Brief
Transcribe the data in full and exactly, omitting any pictures.

Provided material
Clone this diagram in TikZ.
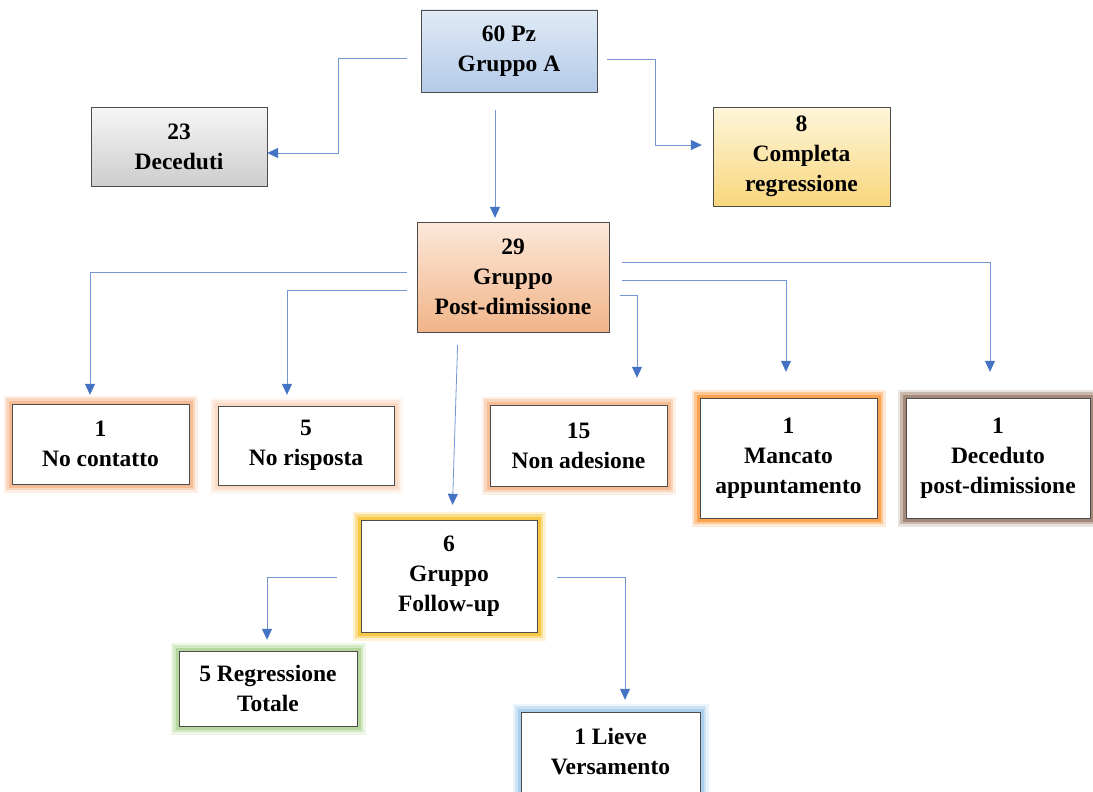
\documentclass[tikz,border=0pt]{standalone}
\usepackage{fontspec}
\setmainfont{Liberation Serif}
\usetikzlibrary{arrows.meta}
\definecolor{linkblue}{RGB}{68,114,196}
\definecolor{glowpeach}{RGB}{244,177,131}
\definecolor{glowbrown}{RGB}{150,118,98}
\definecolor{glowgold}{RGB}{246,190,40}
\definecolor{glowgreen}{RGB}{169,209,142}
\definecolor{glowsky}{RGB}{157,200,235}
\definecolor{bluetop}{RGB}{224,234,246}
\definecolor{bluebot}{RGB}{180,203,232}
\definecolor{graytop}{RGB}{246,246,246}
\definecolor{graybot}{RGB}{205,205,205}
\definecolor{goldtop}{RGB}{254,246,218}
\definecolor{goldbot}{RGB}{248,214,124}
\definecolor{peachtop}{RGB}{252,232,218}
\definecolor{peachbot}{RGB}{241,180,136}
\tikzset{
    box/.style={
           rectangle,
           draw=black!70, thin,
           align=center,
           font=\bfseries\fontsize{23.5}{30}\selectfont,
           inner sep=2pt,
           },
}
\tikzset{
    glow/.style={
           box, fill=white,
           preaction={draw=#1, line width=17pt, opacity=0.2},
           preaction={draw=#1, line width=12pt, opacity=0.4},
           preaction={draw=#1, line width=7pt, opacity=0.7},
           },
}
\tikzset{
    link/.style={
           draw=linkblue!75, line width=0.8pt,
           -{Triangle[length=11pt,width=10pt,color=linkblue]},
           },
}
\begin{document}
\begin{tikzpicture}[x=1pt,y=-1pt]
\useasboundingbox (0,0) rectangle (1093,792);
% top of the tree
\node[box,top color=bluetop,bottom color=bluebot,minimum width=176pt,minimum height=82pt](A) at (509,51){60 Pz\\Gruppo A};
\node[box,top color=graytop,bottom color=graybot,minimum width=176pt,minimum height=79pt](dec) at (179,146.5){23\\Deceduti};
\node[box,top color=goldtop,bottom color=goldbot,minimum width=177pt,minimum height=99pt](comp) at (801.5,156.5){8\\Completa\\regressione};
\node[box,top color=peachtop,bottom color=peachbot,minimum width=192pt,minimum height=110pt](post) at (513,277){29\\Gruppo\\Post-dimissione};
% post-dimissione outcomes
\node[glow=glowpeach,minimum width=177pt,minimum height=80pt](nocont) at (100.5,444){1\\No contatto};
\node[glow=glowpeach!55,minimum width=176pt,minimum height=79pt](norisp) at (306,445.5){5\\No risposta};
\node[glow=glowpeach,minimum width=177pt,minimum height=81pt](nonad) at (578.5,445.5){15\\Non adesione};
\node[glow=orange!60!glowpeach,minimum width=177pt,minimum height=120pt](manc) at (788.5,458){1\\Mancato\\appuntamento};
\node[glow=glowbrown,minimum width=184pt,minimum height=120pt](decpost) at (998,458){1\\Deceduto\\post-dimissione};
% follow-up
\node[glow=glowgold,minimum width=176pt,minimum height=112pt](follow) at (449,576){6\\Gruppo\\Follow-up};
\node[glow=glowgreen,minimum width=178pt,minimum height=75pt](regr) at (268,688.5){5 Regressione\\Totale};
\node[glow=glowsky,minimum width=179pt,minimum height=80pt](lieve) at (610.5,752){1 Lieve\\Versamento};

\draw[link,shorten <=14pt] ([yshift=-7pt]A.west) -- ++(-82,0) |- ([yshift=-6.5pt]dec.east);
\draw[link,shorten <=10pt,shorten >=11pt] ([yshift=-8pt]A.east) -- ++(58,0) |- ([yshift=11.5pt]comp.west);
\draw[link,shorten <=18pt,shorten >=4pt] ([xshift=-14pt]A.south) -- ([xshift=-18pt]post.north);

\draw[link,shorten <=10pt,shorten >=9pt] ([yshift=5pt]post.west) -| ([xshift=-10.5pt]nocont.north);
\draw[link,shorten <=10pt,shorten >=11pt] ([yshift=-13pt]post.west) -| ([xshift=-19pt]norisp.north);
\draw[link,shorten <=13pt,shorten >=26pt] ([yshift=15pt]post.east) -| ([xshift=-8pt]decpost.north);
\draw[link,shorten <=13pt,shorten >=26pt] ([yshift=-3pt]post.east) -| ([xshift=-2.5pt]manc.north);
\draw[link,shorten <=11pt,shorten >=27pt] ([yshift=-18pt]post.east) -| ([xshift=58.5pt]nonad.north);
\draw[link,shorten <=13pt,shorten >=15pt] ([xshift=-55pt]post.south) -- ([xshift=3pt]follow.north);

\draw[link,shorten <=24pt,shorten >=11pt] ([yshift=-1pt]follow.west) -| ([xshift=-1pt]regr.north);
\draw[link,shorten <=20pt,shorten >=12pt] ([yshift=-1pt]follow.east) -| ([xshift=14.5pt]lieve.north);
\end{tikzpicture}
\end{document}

Response to this task
Clone this diagram in TikZ.
\documentclass[tikz,border=0pt]{standalone}
\usepackage{fontspec}
\setmainfont{Liberation Serif}
\usetikzlibrary{arrows.meta}
\definecolor{linkblue}{RGB}{68,114,196}
\definecolor{glowpeach}{RGB}{244,177,131}
\definecolor{glowbrown}{RGB}{150,118,98}
\definecolor{glowgold}{RGB}{246,190,40}
\definecolor{glowgreen}{RGB}{169,209,142}
\definecolor{glowsky}{RGB}{157,200,235}
\definecolor{bluetop}{RGB}{224,234,246}
\definecolor{bluebot}{RGB}{180,203,232}
\definecolor{graytop}{RGB}{246,246,246}
\definecolor{graybot}{RGB}{205,205,205}
\definecolor{goldtop}{RGB}{254,246,218}
\definecolor{goldbot}{RGB}{248,214,124}
\definecolor{peachtop}{RGB}{252,232,218}
\definecolor{peachbot}{RGB}{241,180,136}
\tikzset{
    box/.style={
           rectangle,
           draw=black!70, thin,
           align=center,
           font=\bfseries\fontsize{23.5}{30}\selectfont,
           inner sep=2pt,
           },
}
\tikzset{
    glow/.style={
           box, fill=white,
           preaction={draw=#1, line width=17pt, opacity=0.2},
           preaction={draw=#1, line width=12pt, opacity=0.4},
           preaction={draw=#1, line width=7pt, opacity=0.7},
           },
}
\tikzset{
    link/.style={
           draw=linkblue!75, line width=0.8pt,
           -{Triangle[length=11pt,width=10pt,color=linkblue]},
           },
}
\begin{document}
\begin{tikzpicture}[x=1pt,y=-1pt]
\useasboundingbox (0,0) rectangle (1093,792);
% top of the tree
\node[box,top color=bluetop,bottom color=bluebot,minimum width=176pt,minimum height=82pt](A) at (509,51){60 Pz\\Gruppo A};
\node[box,top color=graytop,bottom color=graybot,minimum width=176pt,minimum height=79pt](dec) at (179,146.5){23\\Deceduti};
\node[box,top color=goldtop,bottom color=goldbot,minimum width=177pt,minimum height=99pt](comp) at (801.5,156.5){8\\Completa\\regressione};
\node[box,top color=peachtop,bottom color=peachbot,minimum width=192pt,minimum height=110pt](post) at (513,277){29\\Gruppo\\Post-dimissione};
% post-dimissione outcomes
\node[glow=glowpeach,minimum width=177pt,minimum height=80pt](nocont) at (100.5,444){1\\No contatto};
\node[glow=glowpeach!55,minimum width=176pt,minimum height=79pt](norisp) at (306,445.5){5\\No risposta};
\node[glow=glowpeach,minimum width=177pt,minimum height=81pt](nonad) at (578.5,445.5){15\\Non adesione};
\node[glow=orange!60!glowpeach,minimum width=177pt,minimum height=120pt](manc) at (788.5,458){1\\Mancato\\appuntamento};
\node[glow=glowbrown,minimum width=184pt,minimum height=120pt](decpost) at (998,458){1\\Deceduto\\post-dimissione};
% follow-up
\node[glow=glowgold,minimum width=176pt,minimum height=112pt](follow) at (449,576){6\\Gruppo\\Follow-up};
\node[glow=glowgreen,minimum width=178pt,minimum height=75pt](regr) at (268,688.5){5 Regressione\\Totale};
\node[glow=glowsky,minimum width=179pt,minimum height=80pt](lieve) at (610.5,752){1 Lieve\\Versamento};

\draw[link,shorten <=14pt] ([yshift=-7pt]A.west) -- ++(-82,0) |- ([yshift=-6.5pt]dec.east);
\draw[link,shorten <=10pt,shorten >=11pt] ([yshift=-8pt]A.east) -- ++(58,0) |- ([yshift=11.5pt]comp.west);
\draw[link,shorten <=18pt,shorten >=4pt] ([xshift=-14pt]A.south) -- ([xshift=-18pt]post.north);

\draw[link,shorten <=10pt,shorten >=9pt] ([yshift=5pt]post.west) -| ([xshift=-10.5pt]nocont.north);
\draw[link,shorten <=10pt,shorten >=11pt] ([yshift=-13pt]post.west) -| ([xshift=-19pt]norisp.north);
\draw[link,shorten <=13pt,shorten >=26pt] ([yshift=15pt]post.east) -| ([xshift=-8pt]decpost.north);
\draw[link,shorten <=13pt,shorten >=26pt] ([yshift=-3pt]post.east) -| ([xshift=-2.5pt]manc.north);
\draw[link,shorten <=11pt,shorten >=27pt] ([yshift=-18pt]post.east) -| ([xshift=58.5pt]nonad.north);
\draw[link,shorten <=13pt,shorten >=15pt] ([xshift=-55pt]post.south) -- ([xshift=3pt]follow.north);

\draw[link,shorten <=24pt,shorten >=11pt] ([yshift=-1pt]follow.west) -| ([xshift=-1pt]regr.north);
\draw[link,shorten <=20pt,shorten >=12pt] ([yshift=-1pt]follow.east) -| ([xshift=14.5pt]lieve.north);
\end{tikzpicture}
\end{document}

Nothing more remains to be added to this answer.